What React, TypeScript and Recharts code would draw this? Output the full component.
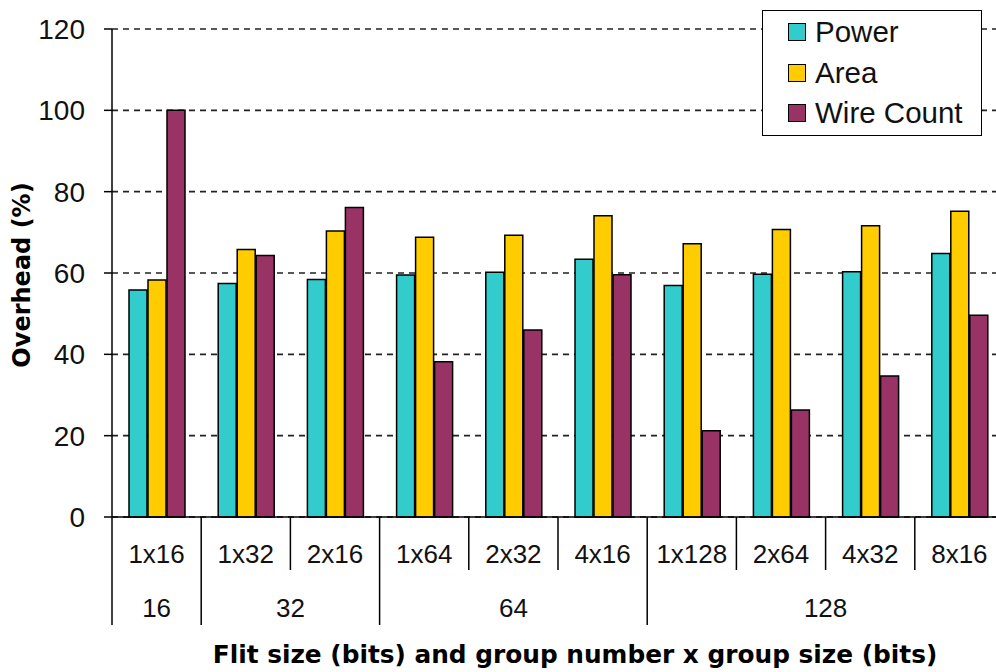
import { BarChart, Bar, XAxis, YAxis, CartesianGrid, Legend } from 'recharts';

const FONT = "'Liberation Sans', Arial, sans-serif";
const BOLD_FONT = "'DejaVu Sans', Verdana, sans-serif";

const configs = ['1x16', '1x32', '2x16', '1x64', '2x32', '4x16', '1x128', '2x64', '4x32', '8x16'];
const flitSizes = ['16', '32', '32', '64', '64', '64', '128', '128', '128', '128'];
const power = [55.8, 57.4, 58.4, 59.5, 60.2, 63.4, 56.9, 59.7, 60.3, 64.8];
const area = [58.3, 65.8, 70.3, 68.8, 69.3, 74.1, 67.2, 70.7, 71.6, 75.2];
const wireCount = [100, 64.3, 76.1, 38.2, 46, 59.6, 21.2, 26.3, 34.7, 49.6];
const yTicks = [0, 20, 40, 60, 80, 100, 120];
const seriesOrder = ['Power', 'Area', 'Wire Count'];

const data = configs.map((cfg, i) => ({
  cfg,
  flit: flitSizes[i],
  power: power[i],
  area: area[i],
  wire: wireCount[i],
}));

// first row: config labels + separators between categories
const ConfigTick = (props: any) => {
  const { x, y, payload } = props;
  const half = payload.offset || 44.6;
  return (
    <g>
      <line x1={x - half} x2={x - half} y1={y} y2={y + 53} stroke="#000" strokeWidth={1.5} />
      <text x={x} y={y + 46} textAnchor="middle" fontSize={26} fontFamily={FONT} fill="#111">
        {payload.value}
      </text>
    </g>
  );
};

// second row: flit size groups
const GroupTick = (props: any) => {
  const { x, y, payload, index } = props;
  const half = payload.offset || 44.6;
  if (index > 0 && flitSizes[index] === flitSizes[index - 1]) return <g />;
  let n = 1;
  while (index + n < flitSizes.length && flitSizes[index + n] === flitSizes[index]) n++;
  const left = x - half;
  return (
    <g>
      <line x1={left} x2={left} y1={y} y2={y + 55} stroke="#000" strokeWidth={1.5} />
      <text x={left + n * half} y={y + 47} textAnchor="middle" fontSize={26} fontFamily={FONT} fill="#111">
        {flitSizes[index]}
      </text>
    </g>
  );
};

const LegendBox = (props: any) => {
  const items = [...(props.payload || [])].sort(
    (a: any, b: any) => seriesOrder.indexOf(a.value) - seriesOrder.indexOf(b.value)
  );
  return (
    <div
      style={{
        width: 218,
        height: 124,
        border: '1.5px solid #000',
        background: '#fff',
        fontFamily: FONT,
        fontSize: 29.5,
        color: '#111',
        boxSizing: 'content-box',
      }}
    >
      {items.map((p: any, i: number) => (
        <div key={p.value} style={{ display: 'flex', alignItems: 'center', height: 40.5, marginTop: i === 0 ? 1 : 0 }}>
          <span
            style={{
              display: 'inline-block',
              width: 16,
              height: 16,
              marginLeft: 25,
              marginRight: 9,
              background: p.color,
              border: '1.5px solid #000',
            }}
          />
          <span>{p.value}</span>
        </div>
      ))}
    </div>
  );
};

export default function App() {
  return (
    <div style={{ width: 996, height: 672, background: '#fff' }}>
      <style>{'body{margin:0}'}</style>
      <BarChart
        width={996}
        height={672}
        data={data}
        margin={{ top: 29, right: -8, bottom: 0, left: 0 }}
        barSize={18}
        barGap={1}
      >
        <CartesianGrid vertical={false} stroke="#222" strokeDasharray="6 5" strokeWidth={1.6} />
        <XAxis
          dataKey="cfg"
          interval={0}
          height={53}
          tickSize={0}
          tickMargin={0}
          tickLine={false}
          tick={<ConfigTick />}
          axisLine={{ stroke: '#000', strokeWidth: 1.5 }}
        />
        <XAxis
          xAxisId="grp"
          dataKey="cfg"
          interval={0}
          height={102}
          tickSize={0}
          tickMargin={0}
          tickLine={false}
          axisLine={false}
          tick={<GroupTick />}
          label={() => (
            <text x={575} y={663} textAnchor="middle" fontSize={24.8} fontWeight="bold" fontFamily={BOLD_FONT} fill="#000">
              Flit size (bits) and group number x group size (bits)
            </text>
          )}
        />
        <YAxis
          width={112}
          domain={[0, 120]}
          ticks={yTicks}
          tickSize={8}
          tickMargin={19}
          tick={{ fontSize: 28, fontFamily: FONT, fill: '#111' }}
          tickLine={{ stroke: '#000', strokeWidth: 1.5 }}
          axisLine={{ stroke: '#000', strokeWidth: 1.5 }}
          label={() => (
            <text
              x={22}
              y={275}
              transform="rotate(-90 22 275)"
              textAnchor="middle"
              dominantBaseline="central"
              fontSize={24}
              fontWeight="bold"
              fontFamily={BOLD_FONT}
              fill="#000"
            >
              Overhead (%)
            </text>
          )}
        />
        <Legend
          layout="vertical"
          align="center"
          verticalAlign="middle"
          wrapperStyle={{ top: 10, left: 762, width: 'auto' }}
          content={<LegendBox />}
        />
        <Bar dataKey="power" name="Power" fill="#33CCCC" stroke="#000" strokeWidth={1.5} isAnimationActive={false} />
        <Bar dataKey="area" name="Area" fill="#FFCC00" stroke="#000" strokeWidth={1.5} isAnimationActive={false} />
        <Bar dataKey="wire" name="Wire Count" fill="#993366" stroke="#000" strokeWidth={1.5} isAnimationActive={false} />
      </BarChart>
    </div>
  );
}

☆ ☆ ☆

### Task goal:
Restate the whole listing above exactly, please, omitting every image.

### Expected answer:
What React, TypeScript and Recharts code would draw this? Output the full component.
import { BarChart, Bar, XAxis, YAxis, CartesianGrid, Legend } from 'recharts';

const FONT = "'Liberation Sans', Arial, sans-serif";
const BOLD_FONT = "'DejaVu Sans', Verdana, sans-serif";

const configs = ['1x16', '1x32', '2x16', '1x64', '2x32', '4x16', '1x128', '2x64', '4x32', '8x16'];
const flitSizes = ['16', '32', '32', '64', '64', '64', '128', '128', '128', '128'];
const power = [55.8, 57.4, 58.4, 59.5, 60.2, 63.4, 56.9, 59.7, 60.3, 64.8];
const area = [58.3, 65.8, 70.3, 68.8, 69.3, 74.1, 67.2, 70.7, 71.6, 75.2];
const wireCount = [100, 64.3, 76.1, 38.2, 46, 59.6, 21.2, 26.3, 34.7, 49.6];
const yTicks = [0, 20, 40, 60, 80, 100, 120];
const seriesOrder = ['Power', 'Area', 'Wire Count'];

const data = configs.map((cfg, i) => ({
  cfg,
  flit: flitSizes[i],
  power: power[i],
  area: area[i],
  wire: wireCount[i],
}));

// first row: config labels + separators between categories
const ConfigTick = (props: any) => {
  const { x, y, payload } = props;
  const half = payload.offset || 44.6;
  return (
    <g>
      <line x1={x - half} x2={x - half} y1={y} y2={y + 53} stroke="#000" strokeWidth={1.5} />
      <text x={x} y={y + 46} textAnchor="middle" fontSize={26} fontFamily={FONT} fill="#111">
        {payload.value}
      </text>
    </g>
  );
};

// second row: flit size groups
const GroupTick = (props: any) => {
  const { x, y, payload, index } = props;
  const half = payload.offset || 44.6;
  if (index > 0 && flitSizes[index] === flitSizes[index - 1]) return <g />;
  let n = 1;
  while (index + n < flitSizes.length && flitSizes[index + n] === flitSizes[index]) n++;
  const left = x - half;
  return (
    <g>
      <line x1={left} x2={left} y1={y} y2={y + 55} stroke="#000" strokeWidth={1.5} />
      <text x={left + n * half} y={y + 47} textAnchor="middle" fontSize={26} fontFamily={FONT} fill="#111">
        {flitSizes[index]}
      </text>
    </g>
  );
};

const LegendBox = (props: any) => {
  const items = [...(props.payload || [])].sort(
    (a: any, b: any) => seriesOrder.indexOf(a.value) - seriesOrder.indexOf(b.value)
  );
  return (
    <div
      style={{
        width: 218,
        height: 124,
        border: '1.5px solid #000',
        background: '#fff',
        fontFamily: FONT,
        fontSize: 29.5,
        color: '#111',
        boxSizing: 'content-box',
      }}
    >
      {items.map((p: any, i: number) => (
        <div key={p.value} style={{ display: 'flex', alignItems: 'center', height: 40.5, marginTop: i === 0 ? 1 : 0 }}>
          <span
            style={{
              display: 'inline-block',
              width: 16,
              height: 16,
              marginLeft: 25,
              marginRight: 9,
              background: p.color,
              border: '1.5px solid #000',
            }}
          />
          <span>{p.value}</span>
        </div>
      ))}
    </div>
  );
};

export default function App() {
  return (
    <div style={{ width: 996, height: 672, background: '#fff' }}>
      <style>{'body{margin:0}'}</style>
      <BarChart
        width={996}
        height={672}
        data={data}
        margin={{ top: 29, right: -8, bottom: 0, left: 0 }}
        barSize={18}
        barGap={1}
      >
        <CartesianGrid vertical={false} stroke="#222" strokeDasharray="6 5" strokeWidth={1.6} />
        <XAxis
          dataKey="cfg"
          interval={0}
          height={53}
          tickSize={0}
          tickMargin={0}
          tickLine={false}
          tick={<ConfigTick />}
          axisLine={{ stroke: '#000', strokeWidth: 1.5 }}
        />
        <XAxis
          xAxisId="grp"
          dataKey="cfg"
          interval={0}
          height={102}
          tickSize={0}
          tickMargin={0}
          tickLine={false}
          axisLine={false}
          tick={<GroupTick />}
          label={() => (
            <text x={575} y={663} textAnchor="middle" fontSize={24.8} fontWeight="bold" fontFamily={BOLD_FONT} fill="#000">
              Flit size (bits) and group number x group size (bits)
            </text>
          )}
        />
        <YAxis
          width={112}
          domain={[0, 120]}
          ticks={yTicks}
          tickSize={8}
          tickMargin={19}
          tick={{ fontSize: 28, fontFamily: FONT, fill: '#111' }}
          tickLine={{ stroke: '#000', strokeWidth: 1.5 }}
          axisLine={{ stroke: '#000', strokeWidth: 1.5 }}
          label={() => (
            <text
              x={22}
              y={275}
              transform="rotate(-90 22 275)"
              textAnchor="middle"
              dominantBaseline="central"
              fontSize={24}
              fontWeight="bold"
              fontFamily={BOLD_FONT}
              fill="#000"
            >
              Overhead (%)
            </text>
          )}
        />
        <Legend
          layout="vertical"
          align="center"
          verticalAlign="middle"
          wrapperStyle={{ top: 10, left: 762, width: 'auto' }}
          content={<LegendBox />}
        />
        <Bar dataKey="power" name="Power" fill="#33CCCC" stroke="#000" strokeWidth={1.5} isAnimationActive={false} />
        <Bar dataKey="area" name="Area" fill="#FFCC00" stroke="#000" strokeWidth={1.5} isAnimationActive={false} />
        <Bar dataKey="wire" name="Wire Count" fill="#993366" stroke="#000" strokeWidth={1.5} isAnimationActive={false} />
      </BarChart>
    </div>
  );
}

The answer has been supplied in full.